Clarifying that comment, Roche said that the race programme for 2015 has not yet been decided and that there is a chance that he could be required to ride for Richie Porte in the Giro d’Italia. However his point remains the same; while he is giving up on the possibility of leading another team in the Tour de France until at least 2017, he also rules out any notion that he is settling for life as a domestique.
“I think going to Sky for me is a good move. I am 30, getting old but not that old. I still feel that I can still learn more,” he said. “I feel that I haven’t reached my limit and I am convinced that a team like Sky will help me develop even more as a rider.
“I also want to get some fresh thinking. I think it is the right moment now for me to go there. I think I have accumulated a lot of experience of the past ten years. I think now it is really important to go into those details. I am convinced that Sky is the perfect team for that, for marginal gains and such.
“I am very happy with this agreement. I am really looking forward to being part of the team. I can’t wait to start working with them.”
Roche was previously a team leader with Ag2r La Mondiale and then went to Tinkoff Saxo with the stated aim of developing as a rider, building experience and ultimately becoming a stronger cyclist.
He has made some progression with Tinkoff Saxo; for example, he won a stage and placed fifth overall in last year’s Vuelta a España, and this year took the first stage race victory of his career in the Route du Sud.
However he believes that he’s still some way off where he feels he can get to, and is clear it is time to try a different setup. Asked to give examples on what areas he can improve, he lists several.
“I have been improving in TTs, but I have been pretty inconsistent. I think I have improved a lot in terms of technique, but I still make a lot of mistakes,” he explained. “Once in a while I pull off a couple of good TTs, then I do others than are pretty average.
“I think I can still concentrate on that. I also feel that that I am sometimes frustrated with my climbing, I feel that I could climb even better.

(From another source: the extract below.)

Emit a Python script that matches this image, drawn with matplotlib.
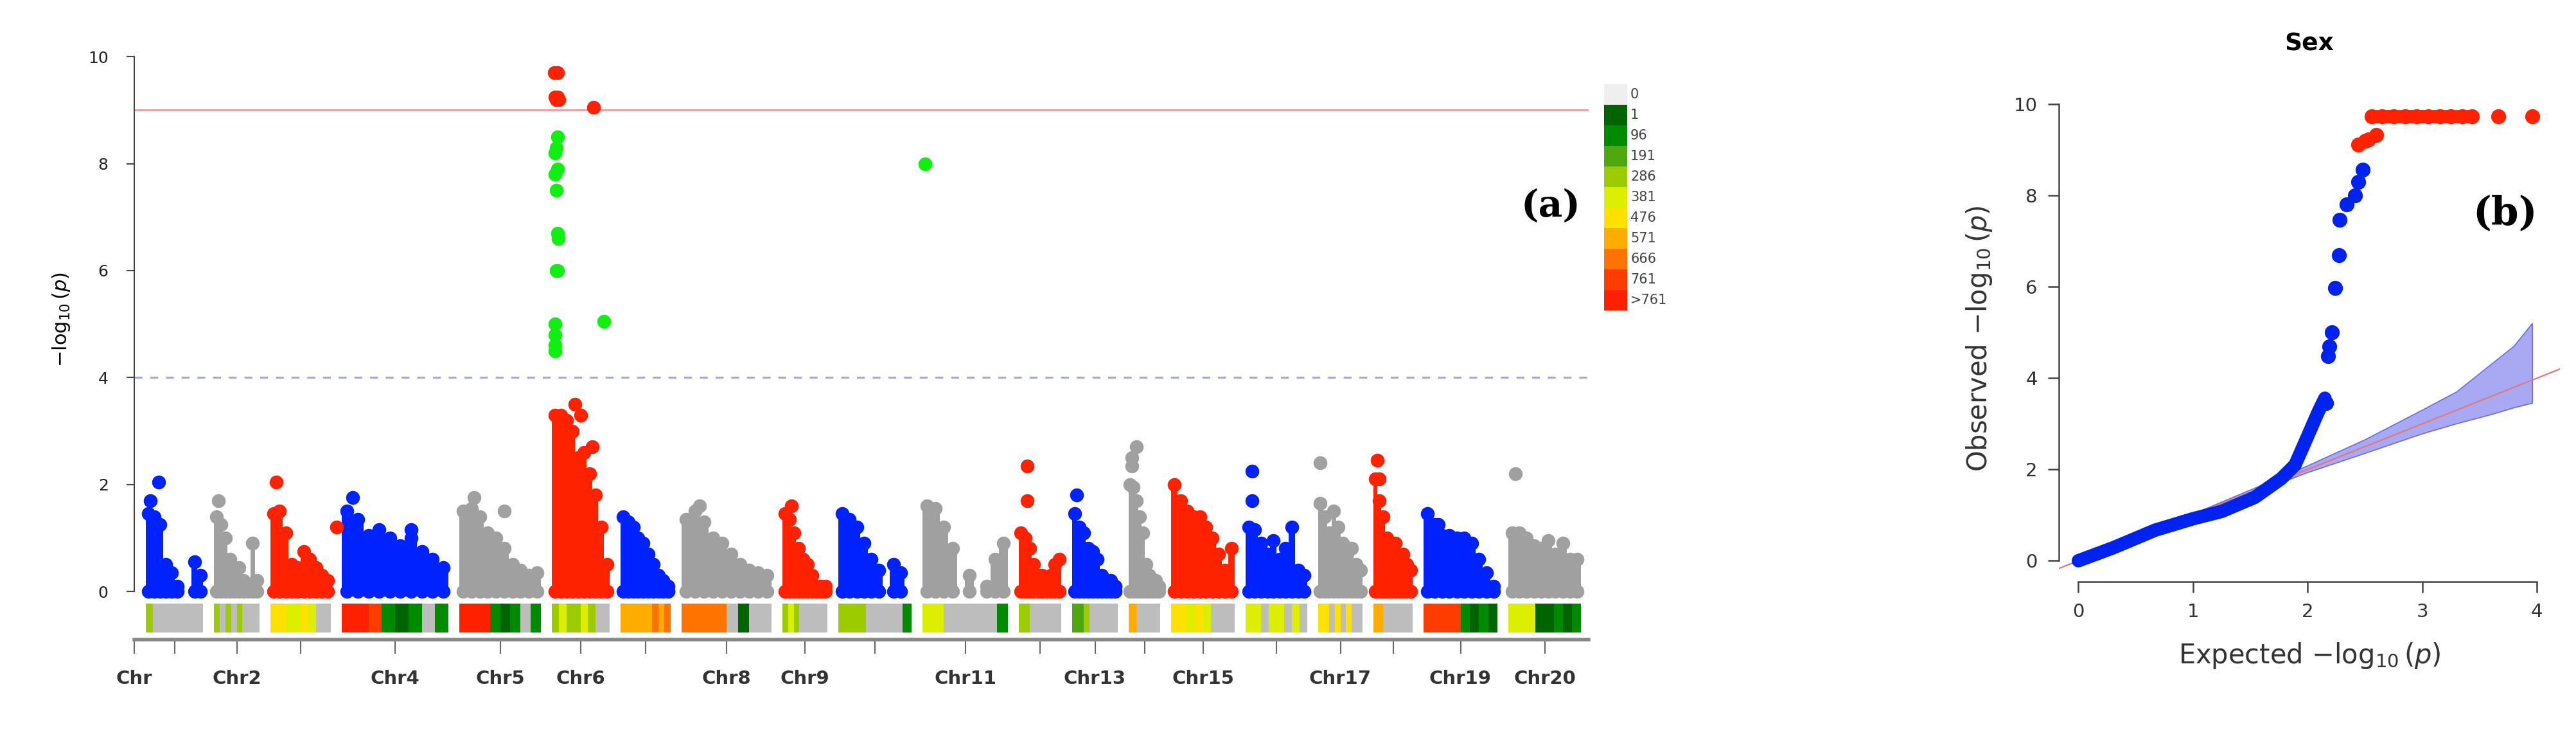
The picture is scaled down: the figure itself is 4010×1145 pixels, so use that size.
import numpy as np
import matplotlib
matplotlib.use("Agg")
import matplotlib.pyplot as plt
from matplotlib.patches import Rectangle, Polygon

W, H = 4010, 1145

# ---- Manhattan data ----
chr_names = ["Chr%d" % i for i in range(1, 21)]
chr_len = [89, 71, 94, 166, 127, 90, 78, 140, 70, 114, 133, 66, 71, 49, 99, 96, 69, 61, 115, 113]
chr_gap = 17
chr_offset0 = 18

# upper envelope of the dense point cloud, 10 bins per chromosome
chr_env = [
    [1.45, 1.4, 1.25, 0.5, 0.35, 0.1, 0, 0, 0.55, 0.3],
    [1.4, 1.25, 1.0, 0.6, 0.4, 0.45, 0.2, 0.15, 0.9, 0.2],
    [1.45, 1.5, 1.1, 0.5, 0.45, 0.75, 0.6, 0.45, 0.3, 0.2],
    [1.5, 1.35, 1.05, 1.15, 1.0, 0.85, 1.0, 0.75, 0.6, 0.45],
    [1.5, 1.55, 1.4, 1.1, 1.0, 0.8, 0.5, 0.4, 0.3, 0.35],
    [3.3, 3.3, 3.2, 3.0, 2.5, 2.6, 2.2, 1.8, 1.2, 0.5],
    [1.4, 1.3, 1.2, 1.0, 0.9, 0.7, 0.5, 0.3, 0.2, 0.1],
    [1.35, 1.5, 1.3, 1.0, 0.9, 0.7, 0.5, 0.4, 0.35, 0.3],
    [1.45, 1.35, 1.1, 0.8, 0.6, 0.5, 0.3, 0.1, 0.1, 0.1],
    [1.45, 1.35, 1.2, 0.9, 0.6, 0.4, 0, 0.5, 0.35, 0],
    [1.6, 1.55, 1.2, 0.8, 0, 0.3, 0, 0.1, 0.6, 0.9],
    [1.1, 1.0, 0.8, 0.5, 0.3, 0.3, 0.2, 0.3, 0.5, 0.6],
    [1.45, 1.2, 1.1, 0.8, 0.75, 0.6, 0.3, 0.2, 0.2, 0.1],
    [2.0, 1.95, 1.7, 1.4, 1.1, 0.5, 0.3, 0.2, 0.2, 0.1],
    [2.0, 1.7, 1.5, 1.4, 1.4, 1.2, 1.0, 0.7, 0.4, 0.8],
    [1.2, 1.15, 0.9, 0.7, 0.95, 0.6, 0.8, 1.2, 0.4, 0.3],
    [1.65, 1.4, 1.1, 1.5, 1.2, 0.9, 0.7, 0.8, 0.5, 0.4],
    [2.1, 1.7, 1.4, 1.0, 0.8, 0.9, 0.6, 0.7, 0.5, 0.4],
    [1.45, 1.25, 1.05, 1.05, 1.0, 1.0, 0.9, 0.6, 0.35, 0.1],
    [1.1, 1.1, 1.0, 0.85, 0.8, 0.95, 0.7, 0.9, 0.6, 0.6],
]

# single visible SNPs: (chromosome index, fraction along chromosome, -log10 p)
snp_chr = [0, 0, 1, 2, 2, 3, 3, 4, 4, 5, 5, 5, 5, 7, 8, 11, 11, 12, 13, 13, 13, 15, 15, 16, 17, 17, 18, 19,
           5, 5, 5, 5, 5, 5, 5, 5, 5, 5, 5, 5, 5, 5, 5, 10,
           5, 5, 5, 5, 5, 5, 5]
snp_frac = [0.08, 0.22, 0.1, 0.1, 1.1, 0.1, 0.65, 0.18, 0.55, 0.4, 0.5, 0.7, 0.85, 0.2, 0.2, 0.2, 0.2, 0.1,
            0.25, 0.1, 0.1, 0.1, 0.1, 0.05, 0.1, 0.15, 0.2, 0.1,
            0.1, 0.08, 0.06, 0.1, 0.05, 0.08, 0.1, 0.11, 0.08, 0.1, 0.06, 0.05, 0.06, 0.05, 0.9, 0.03,
            0.04, 0.1, 0.05, 0.1, 0.12, 0.08, 0.72]
snp_logp = [1.7, 2.05, 1.7, 2.05, 1.2, 1.75, 1.15, 1.75, 1.5, 3.5, 3.3, 2.7, 0.3, 1.6, 1.6, 2.35, 1.7, 1.8,
            2.7, 2.5, 2.35, 2.25, 1.7, 2.4, 2.45, 2.1, 1.25, 2.2,
            8.5, 8.3, 8.2, 7.9, 7.8, 7.5, 6.7, 6.6, 6.0, 6.0, 5.0, 4.8, 4.6, 4.5, 5.05, 8.0,
            9.7, 9.7, 9.25, 9.25, 9.2, 9.2, 9.05]

sig_line = 9.0
sugg_line = 4.0

# SNP density strip, 8 bins per chromosome (index into density colours)
chr_density = [
    [4, 0, 0, 0, 0, 0, 0, 0], [4, 0, 4, 0, 4, 0, 0, 0], [6, 6, 5, 5, 6, 5, 0, 0],
    [10, 10, 9, 2, 1, 2, 0, 2], [10, 10, 10, 2, 1, 2, 0, 2], [4, 5, 4, 4, 5, 4, 0, 0],
    [7, 7, 7, 7, 7, 8, 7, 8], [8, 8, 8, 8, 0, 1, 0, 0], [4, 5, 4, 0, 0, 0, 0, 0],
    [4, 4, 4, 0, 0, 0, 0, 2], [5, 5, 0, 0, 0, 0, 0, 2], [4, 4, 0, 0, 0, 0, 0, 0],
    [3, 3, 4, 0, 0, 0, 0, 0], [7, 7, 0, 0, 0, 0, 0, 0], [6, 6, 5, 6, 5, 0, 0, 0],
    [5, 5, 0, 5, 5, 0, 5, 0], [6, 6, 0, 6, 0, 6, 0, 0], [7, 7, 0, 0, 0, 0, 0, 0],
    [9, 9, 9, 9, 2, 1, 2, 1], [5, 5, 5, 1, 1, 2, 1, 2],
]
density_labels = ["0", "1", "96", "191", "286", "381", "476", "571", "666", "761", ">761"]
density_colors = ["#efefef", "#006400", "#008a00", "#4fa80f", "#9ccc00", "#dcef00",
                  "#ffe100", "#ffac00", "#ff7300", "#ff3c00", "#ff2000"]
strip_zero_color = "#bdbdbd"

chr_labels = ["Chr", "", "Chr2", "", "Chr4", "Chr5", "Chr6", "", "Chr8", "Chr9", "",
              "Chr11", "", "Chr13", "", "Chr15", "", "Chr17", "", "Chr19", "Chr20"]

# ---- QQ data ----
qq_curve_x = [0, 0.3, 0.67, 1.0, 1.25, 1.54, 1.77, 1.89, 2.0, 2.09, 2.15]
qq_curve_y = [0, 0.28, 0.67, 0.92, 1.08, 1.39, 1.8, 2.1, 2.73, 3.25, 3.56]
qq_pts_x = [2.16, 2.18, 2.19, 2.21, 2.24, 2.27, 2.28, 2.34, 2.41, 2.44, 2.48]
qq_pts_y = [3.45, 4.48, 4.7, 5.0, 5.98, 6.7, 7.47, 7.8, 8.0, 8.3, 8.56]
qq_red_x = [2.44, 2.5, 2.53, 2.6, 2.56, 2.65, 2.75, 2.85, 2.95, 3.05, 3.15, 3.25, 3.35, 3.43, 3.66, 3.96]
qq_red_y = [9.12, 9.2, 9.23, 9.33, 9.74, 9.74, 9.74, 9.74, 9.74, 9.74, 9.74, 9.74, 9.74, 9.74, 9.74, 9.74]
band_x = [0, 1, 2, 2.5, 3, 3.3, 3.6, 3.8, 3.96]
band_up = [0, 1.02, 2.08, 2.65, 3.3, 3.7, 4.3, 4.7, 5.2]
band_lo = [0, 0.98, 1.93, 2.35, 2.78, 3.0, 3.2, 3.35, 3.45]

point_colors = ["#0022ff", "#a0a0a0", "#ff2200"]


def fig_rect(l, t, r, b):
    return [l / W, 1 - b / H, (r - l) / W, (b - t) / H]


fig = plt.figure(figsize=(W / 100, H / 100), dpi=100)
narrow = "Liberation Sans Narrow"

# ---------------- Manhattan ----------------
ax = fig.add_axes(fig_rect(209, 60, 2473, 935))
starts = []
pos = chr_offset0
for L in chr_len:
    starts.append(pos)
    pos += L + chr_gap
total = 2264
ax.set_xlim(0, total)
ax.set_ylim(-0.18, 10.34)

msize = 240
for i, (st, L) in enumerate(zip(starts, chr_len)):
    col = point_colors[i % 3]
    env = np.array(chr_env[i])
    xs = st + (np.arange(len(env)) + 0.5) / len(env) * L
    keep = env > 0
    ax.bar(xs[keep], env[keep] + 0.1, bottom=-0.1, width=L / len(env) * 1.05, color=col, lw=0, zorder=2)
    ax.scatter(xs[keep], env[keep], s=msize, color=col, lw=0, zorder=3)
    ax.scatter(xs[keep], np.zeros(keep.sum()), s=msize, color=col, lw=0, zorder=3)

for c, f, v in zip(snp_chr, snp_frac, snp_logp):
    x = starts[c] + f * chr_len[c]
    if v >= sig_line:
        col = "#ff2200"
    elif v >= sugg_line:
        col = "#11ee11"
    else:
        col = point_colors[c % 3]
    ax.scatter([x], [v], s=msize, color=col, lw=0, zorder=4)

ax.axhline(sig_line, color="#e8a4a4", lw=2.2, zorder=1)
ax.axhline(sugg_line, color="#a8a8cc", lw=2.2, ls=(0, (4, 4)), zorder=1)

for s in ["top", "right", "bottom"]:
    ax.spines[s].set_visible(False)
ax.spines["left"].set_bounds(0, 10)
ax.spines["left"].set_color("#444444")
ax.spines["left"].set_linewidth(1.5)
ax.set_yticks([0, 2, 4, 6, 8, 10])
ax.tick_params(axis="y", labelsize=18, length=9, width=1.5, color="#444444", pad=20, labelcolor="#222222")
ax.set_xticks([])
ax.set_ylabel(r"$-\log_{10}(\mathit{p})$", fontsize=22)
ax.yaxis.set_label_coords(-0.043, 0.5)
ax.text(2205, 7.2, "(a)", fontsize=42, family="serif", fontweight="bold", ha="center", va="center")

# density strip + chromosome axis
axd = fig.add_axes(fig_rect(209, 939, 2473, 995))
axd.set_xlim(0, total)
axd.set_ylim(0, 1)
for i, (st, L) in enumerate(zip(starts, chr_len)):
    bins = chr_density[i]
    bw = L / len(bins)
    for j, d in enumerate(bins):
        c = strip_zero_color if d == 0 else density_colors[d]
        axd.add_patch(Rectangle((st + j * bw, 0.2), bw * 1.01, 0.8, color=c, lw=0))
for s in ["top", "right", "left"]:
    axd.spines[s].set_visible(False)
axd.spines["bottom"].set_color("#888888")
axd.spines["bottom"].set_linewidth(4)
axd.set_yticks([])
tick_pos = [0] + [st + L / 2 for st, L in zip(starts, chr_len)]
axd.set_xticks(tick_pos)
axd.set_xticklabels(chr_labels, family=narrow, fontsize=21, fontweight="bold", color="#333333")
axd.tick_params(axis="x", length=16, width=1.5, color="#666666", pad=18)

# density legend
for k, (lab, col) in enumerate(zip(density_labels, density_colors)):
    top = 131 + k * 32
    fig.patches.append(Rectangle((2497 / W, 1 - (top + 32) / H), 36 / W, 32 / H,
                                 transform=fig.transFigure, color=col, lw=0))
    fig.text(2538 / W, 1 - (top + 16) / H, lab, fontsize=15, family=narrow, color="#444444", va="center")

# ---------------- QQ plot ----------------
aq = fig.add_axes(fig_rect(3205, 148, 3985, 905))
aq.set_xlim(-0.17, 4.2)
aq.set_ylim(-0.46, 10.2)
aq.add_patch(Polygon(list(zip(band_x, band_up)) + list(zip(band_x[::-1], band_lo[::-1])),
                     closed=True, facecolor="#9a9af2", edgecolor="#5a5ae0", lw=1.2, alpha=0.85, zorder=1))
aq.plot([-0.17, 4.2], [-0.17, 4.2], color="#e07a7a", lw=1.6, zorder=2)
aq.plot(qq_curve_x, qq_curve_y, color="#0022ee", lw=15, solid_capstyle="round", zorder=3)
aq.scatter(qq_pts_x, qq_pts_y, s=280, color="#0022ee", lw=0, zorder=4)
aq.scatter(qq_red_x, qq_red_y, s=280, color="#ff2200", lw=0, zorder=4)
aq.plot([2.56, 3.43], [9.74, 9.74], color="#ff2200", lw=15, solid_capstyle="round", zorder=4)
for s in ["top", "right"]:
    aq.spines[s].set_visible(False)
aq.spines["left"].set_bounds(0, 10)
aq.spines["bottom"].set_bounds(0, 4)
for s in ["left", "bottom"]:
    aq.spines[s].set_color("#444444")
    aq.spines[s].set_linewidth(1.8)
aq.set_xticks([0, 1, 2, 3, 4])
aq.set_yticks([0, 2, 4, 6, 8, 10])
aq.tick_params(labelsize=21, length=12, width=1.8, color="#444444", labelcolor="#333333", pad=12)
aq.set_xlabel(r"Expected $-\log_{10}(\mathit{p})$", fontsize=30, color="#333333", labelpad=22)
aq.set_ylabel(r"Observed $-\log_{10}(\mathit{p})$", fontsize=30, color="#333333", labelpad=22)
aq.set_title("Sex", fontsize=27, fontweight="bold", pad=50)
aq.text(3.72, 7.6, "(b)", fontsize=44, family="serif", fontweight="bold", ha="center", va="center")

fig.savefig("out.png", dpi=100, facecolor="white")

“That said, I have been working on my climbing so much that I have actually lost a lot of my sprinting capabilities. I feel why sacrifice one for the other? I believe that with proper training and guidance I can get that kick I had when I was younger, and also climb strongly as well.”
Roche didn’t explain the reasons for leaving Tinkoff Saxo, but is clear that he believes his new setup will be a good home for him. He grew up in both Ireland and France, and believes there will be come common elements between the culture of the former and the mood and setup of his future team.
“I am also looking forward to going to an English environment. Being Irish and all that, I felt I would be more at home with Sky,” he said. “There are many smaller details behind this decision and they all add up. Naturally my attraction went to this team.”
The presence of compatriot Philip Deignan will also help, plus so too the fact that he knows many of the riders.
He’ll officially meet his new team-mates in a get together in October and then have the first training camp with them in December.
For now, though, he’s still got a little more time with Tinkoff Saxo and will continue to wear that team’s colours until December 31st.
He didn’t want to be drawn into a comparison between that team and Sky. “It is like trying to compare Madrid and Barcelona, that would be pretty difficult,” he said.
“A lot of things are very similar. Some things are different. I am not saying there was a bad coach in Tinkoff or anything like that; I am just saying maybe it’s time for a change.”